Voors en tegens groenbemesters voorafgaand suikerbieten

„Suikerbieten zijn gevoelig voor bietencysteaaltjes en stengelaaltjes, maar ook voor wortelknobbelaaltjes, als die in hoge aantallen voorkomen”, aldus Visser. Groenbemesters kunnen een goed effect hebben op het terugdringen van aaltjespopulaties. Een teler kan bijvoorbeeld kiezen voor een bladrammenas met die eigenschap. Die kan vroeg gezaaid worden, dan is het effect het sterkst.
Indirect kunnen aaltjes ook schade in bieten veroorzaken, bijvoorbeeld door het overbrengen van virus. „Trichodoriden kunnen het tabaksratelvirus overdragen.
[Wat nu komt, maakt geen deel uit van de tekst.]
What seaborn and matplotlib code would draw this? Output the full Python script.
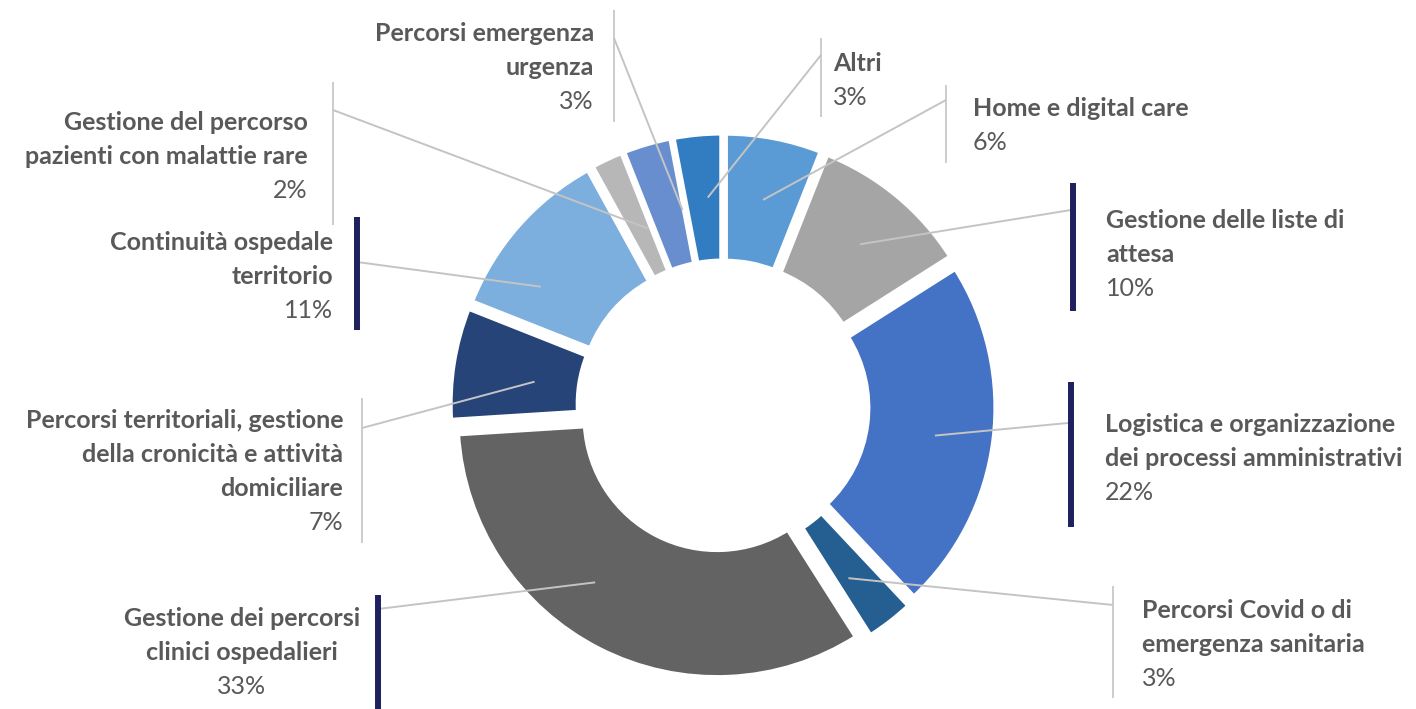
import matplotlib
matplotlib.use("Agg")
import matplotlib.pyplot as plt
import seaborn as sns
import numpy as np

# ---------------- data ----------------
categories = [
    "Home e digital care",
    "Gestione delle liste di attesa",
    "Logistica e organizzazione dei processi amministrativi",
    "Percorsi Covid o di emergenza sanitaria",
    "Gestione dei percorsi clinici ospedalieri",
    "Percorsi territoriali, gestione della cronicità e attività domiciliare",
    "Continuità ospedale territorio",
    "Gestione del percorso pazienti con malattie rare",
    "Percorsi emergenza urgenza",
    "Altri",
]
values = [6, 10, 22, 3, 33, 7, 11, 2, 3, 3]
wrapped_labels = [
    ["Home e digital care"],
    ["Gestione delle liste di", "attesa"],
    ["Logistica e organizzazione", "dei processi amministrativi"],
    ["Percorsi Covid o di", "emergenza sanitaria"],
    ["Gestione dei percorsi", "clinici ospedalieri"],
    ["Percorsi territoriali, gestione", "della cronicità e attività", "domiciliare"],
    ["Continuità ospedale", "territorio"],
    ["Gestione del percorso", "pazienti con malattie rare"],
    ["Percorsi emergenza", "urgenza"],
    ["Altri"],
]
slice_colors = ["#5B9BD5", "#A5A5A5", "#4472C4", "#255E91", "#636363",
                "#264478", "#7CAFDD", "#B7B7B7", "#698ED0", "#327DC2"]

# ---------------- layout (pixel coordinates, y from top) ----------------
W, H = 1416, 709
label_x = [973, 1106, 1105, 1142, 242, 343, 333, 308, 594, 833]
label_ha = ["left", "left", "left", "left", "center", "right", "right", "right", "right", "left"]
label_y0 = [108, 220, 424, 610, 618, 420, 242, 122, 33, 63]
bar_x = [946, 1073, 1071, 1113, 378, 362, 357, 333, 614, 821]
bar_y = [(85, 163), (183, 311), (382, 527), (586, 698), (595, 712), (398, 543),
         (217, 330), (82, 225), (10, 122), (38, 117)]
bar_navy = [False, True, True, False, True, False, True, False, False, False]
leader_start = [(946, 100), (1071, 210), (1068, 423), (1113, 605), (378, 609),
                (362, 428), (357, 262), (333, 110), (614, 38), (821, 55)]
# where the leader line ends inside each slice: fraction of the slice's
# angular span (clockwise) and distance from the slice's own centre
leader_frac = [0.51, 0.52, 0.51, 0.67, 0.58, 0.43, 0.28, 0.83, 0.95, 0.62]
leader_rad = [197, 199, 201, 200, 205, 177, 205, 180, 187, 196]

sns.set_theme(style="white")
plt.rcParams['font.family'] = ['Lato', 'DejaVu Sans']

fig = plt.figure(figsize=(W / 100, H / 100), dpi=100)
ax = fig.add_axes([0, 0, 1, 1])

CX, CY = 723, H - 406
R = 260
RING = 128
EXP = 13  # explode offset (data units = pixels)

palette = sns.color_palette(slice_colors)
wedges, _ = ax.pie(values, colors=palette, startangle=90, counterclock=False,
                   radius=R, center=(CX, CY), explode=[EXP] * len(values),
                   wedgeprops=dict(width=RING, edgecolor="white", linewidth=3.6),
                   frame=True)
ax.set_xlim(0, W)
ax.set_ylim(0, H)
ax.axis("off")

TXT = "#595959"
FS = 18
LS = 34
GRAY_LINE = "#C4C4C4"
NAVY = "#1F215E"

for k, w in enumerate(wedges):
    # leader line endpoint inside the slice (clockwise: from theta2 down to theta1)
    th = np.deg2rad(w.theta2 - leader_frac[k] * (w.theta2 - w.theta1))
    cx, cy = w.center
    ex, ey = cx + leader_rad[k] * np.cos(th), cy + leader_rad[k] * np.sin(th)
    sx, sy = leader_start[k]
    ax.plot([sx, ex], [H - sy, ey], color=GRAY_LINE, lw=1.4, zorder=5,
            solid_capstyle="butt")
    # label edge bar
    y1, y2 = bar_y[k]
    if bar_navy[k]:
        ax.plot([bar_x[k], bar_x[k]], [H - y1, H - y2], color=NAVY, lw=4.3,
                zorder=6, solid_capstyle="butt")
    else:
        ax.plot([bar_x[k], bar_x[k]], [H - y1, H - y2], color=GRAY_LINE, lw=1.2,
                zorder=6, solid_capstyle="butt")
    # label text
    lines = wrapped_labels[k]
    for i, line in enumerate(lines):
        ax.text(label_x[k], H - (label_y0[k] + i * LS + 8), line, ha=label_ha[k],
                va="baseline", fontsize=FS, fontweight="bold", color=TXT)
    ax.text(label_x[k], H - (label_y0[k] + len(lines) * LS + 8), f"{values[k]}%",
            ha=label_ha[k], va="baseline", fontsize=FS, color=TXT)

fig.savefig("out.png", dpi=100, facecolor="white")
In gele mosterd vermeerdert dit virus zich.”
Sommige groenbemesters kan de teler nog laat zaaien. Een voorbeeld is bladkool. Die is volgens Visser winterharder dan bladrammenas en gele mosterd, maar wel een goede waardplant voor het gele bietencysteaaltje en mogelijk ook het witte. Het is goedkoop, maar niet zonder risico, concludeert Visser.
Voorzichtig
Met mengsels is Visser voorzichtig. Het is vaak onduidelijk wat die met de populaties aaltjes of schimmels doen. Er zijn ook mengsels die geschikt zijn voor biofumigatie. Ze vormen bij het inwerken stoffen die sterk lijken op de werkzame stof bij natte grondontsmetting, maar volgens Visser blijft de concentratie van die stoffen ver achter bij de chemische methode. Hij noemt getallen van 30 procent van die concentratie en als het gewas niet sterk verhakseld wordt kan het ook maar 10 procent zijn. Een duidelijke werking komt in proeven van Wageningen UR niet naar boven.